This invention relates to a heat cooking apparatus which heats and cooks a food material in a heating chamber under heat supplied by an electric heater such as an electric oven or a microwave oven with a heater.
The conventional techniques and their problems relating to a heat cooking apparatus are described according to examples as shown in FIGS. 1 to 3.
A cross-sectional view of a conventional heat cooking apparatus is shown in FIG. 1, which illustrates heating chamber 1 comprising upper heater 2, lower heater 3 and pan 4 with food 5 on it to be heated and cooked. Furthermore, FIG. 1 shows magnetron 6 which irradiates microwaves into heating chamber 1 via waveguide 7 to heat food 5; thus the apparatus is an open cooking range employing so-called compound heat of a heater and microwaves.
FIG. 2 is a perspective view of a conventional heater element of a heat cooking apparatus, which is the structure of an openly installed upper heater 2 and lower heater 3 in heating chamber 1. The disadvantage with this structure is that the effective capacity of the heating chamber is reduced because of the volume of the heater, thus resulting in an inconvenience for heating a large-sized article of food. In order to accommodate large-sized food articles, conventional heating chambers must be made larger because of the heater, and consequently, the external dimension of a conventional heating apparatus is made larger requiring a larger space for it to be installed, thus making it inconvenient to use.
Moreover, this kind of heater configuration makes it difficult to clean the inside parts of the heating chamber, e.g. scattered food on the heating chamber wall surface, which also causes this type of conventional heat cooking apparatus to be inconvenient to use.
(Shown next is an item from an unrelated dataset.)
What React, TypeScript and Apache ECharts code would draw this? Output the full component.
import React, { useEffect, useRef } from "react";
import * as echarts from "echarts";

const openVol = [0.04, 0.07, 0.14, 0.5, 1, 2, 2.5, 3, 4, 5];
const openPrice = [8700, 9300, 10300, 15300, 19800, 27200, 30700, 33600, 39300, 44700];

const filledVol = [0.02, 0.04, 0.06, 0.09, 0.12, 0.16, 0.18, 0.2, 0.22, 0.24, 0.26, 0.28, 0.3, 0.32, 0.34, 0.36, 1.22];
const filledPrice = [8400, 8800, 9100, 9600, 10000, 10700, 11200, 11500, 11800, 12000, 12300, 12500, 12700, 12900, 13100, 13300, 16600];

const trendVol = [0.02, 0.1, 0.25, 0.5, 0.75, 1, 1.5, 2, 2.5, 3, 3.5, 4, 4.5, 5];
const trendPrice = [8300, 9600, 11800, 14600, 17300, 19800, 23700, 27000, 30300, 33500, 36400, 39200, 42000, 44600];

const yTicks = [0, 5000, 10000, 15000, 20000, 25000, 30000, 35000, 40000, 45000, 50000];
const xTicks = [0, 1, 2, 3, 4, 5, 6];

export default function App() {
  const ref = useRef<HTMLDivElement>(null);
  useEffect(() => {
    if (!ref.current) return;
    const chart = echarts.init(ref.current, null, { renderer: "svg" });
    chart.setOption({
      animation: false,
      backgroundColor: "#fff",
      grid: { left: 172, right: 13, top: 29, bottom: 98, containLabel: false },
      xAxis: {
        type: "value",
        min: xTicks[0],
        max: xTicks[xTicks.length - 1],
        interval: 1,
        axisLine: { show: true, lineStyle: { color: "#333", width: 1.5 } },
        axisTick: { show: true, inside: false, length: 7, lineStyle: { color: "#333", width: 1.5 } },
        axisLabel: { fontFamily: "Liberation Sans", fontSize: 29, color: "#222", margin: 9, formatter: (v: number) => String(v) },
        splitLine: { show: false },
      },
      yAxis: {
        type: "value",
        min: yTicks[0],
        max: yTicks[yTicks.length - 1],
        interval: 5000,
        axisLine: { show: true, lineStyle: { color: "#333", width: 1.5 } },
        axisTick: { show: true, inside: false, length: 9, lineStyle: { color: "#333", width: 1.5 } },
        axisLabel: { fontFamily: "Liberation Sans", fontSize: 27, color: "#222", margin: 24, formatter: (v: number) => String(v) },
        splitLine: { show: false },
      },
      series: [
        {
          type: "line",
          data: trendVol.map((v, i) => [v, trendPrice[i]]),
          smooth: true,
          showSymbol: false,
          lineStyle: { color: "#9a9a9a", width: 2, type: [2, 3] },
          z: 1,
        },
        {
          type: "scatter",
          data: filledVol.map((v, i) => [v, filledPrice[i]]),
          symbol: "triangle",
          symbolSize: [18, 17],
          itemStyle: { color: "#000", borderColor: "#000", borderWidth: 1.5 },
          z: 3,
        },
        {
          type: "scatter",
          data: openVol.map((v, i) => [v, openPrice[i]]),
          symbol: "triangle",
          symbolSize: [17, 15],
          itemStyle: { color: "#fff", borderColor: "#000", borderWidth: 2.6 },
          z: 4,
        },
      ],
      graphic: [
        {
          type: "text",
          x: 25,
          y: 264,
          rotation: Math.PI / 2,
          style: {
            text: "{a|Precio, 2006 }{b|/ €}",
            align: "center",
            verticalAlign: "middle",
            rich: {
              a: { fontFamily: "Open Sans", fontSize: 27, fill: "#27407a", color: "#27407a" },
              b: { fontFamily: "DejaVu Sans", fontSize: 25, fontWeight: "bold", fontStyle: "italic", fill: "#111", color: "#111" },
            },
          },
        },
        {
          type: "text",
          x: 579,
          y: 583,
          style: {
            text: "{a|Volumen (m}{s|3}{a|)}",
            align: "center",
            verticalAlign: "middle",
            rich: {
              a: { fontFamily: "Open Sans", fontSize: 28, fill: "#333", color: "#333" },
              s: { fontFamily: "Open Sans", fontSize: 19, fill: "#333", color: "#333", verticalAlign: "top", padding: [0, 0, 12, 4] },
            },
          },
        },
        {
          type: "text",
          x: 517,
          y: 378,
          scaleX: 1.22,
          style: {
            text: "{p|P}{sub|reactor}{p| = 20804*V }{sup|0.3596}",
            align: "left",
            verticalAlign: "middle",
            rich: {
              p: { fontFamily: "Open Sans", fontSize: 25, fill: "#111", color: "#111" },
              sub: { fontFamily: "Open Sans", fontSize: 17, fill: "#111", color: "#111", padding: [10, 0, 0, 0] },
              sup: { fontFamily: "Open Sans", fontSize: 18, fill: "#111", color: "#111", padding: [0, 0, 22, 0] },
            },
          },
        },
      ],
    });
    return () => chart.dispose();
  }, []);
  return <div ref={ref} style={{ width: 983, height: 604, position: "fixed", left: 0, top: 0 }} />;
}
A conventional-type rod heater makes it difficult to perform uniform heating because the heater applies heat only to the limited area which the heater covers such that the food is thus scorched in the pattern of the heater.
A cross-sectional view of another conventional heat cooking apparatus is shown in FIG. 3, in which the same parts as in FIG. 1 are indicated by the same number and their descriptions thereof are omitted.
In FIG. 3, the upper heater 8 and the lower heater 9 are installed respectively on the outside of the wall of the heating chamber 1, which heats only the heater-contact area of the wall, and accordingly only the heat applied to this area can be conducted into the heating chamber, resulting in that heat conduction efficiency is poorly achieved, resulting in consumption of a great amount of electric power. Such a disadvantage must be avoided from the energy-saving point of view.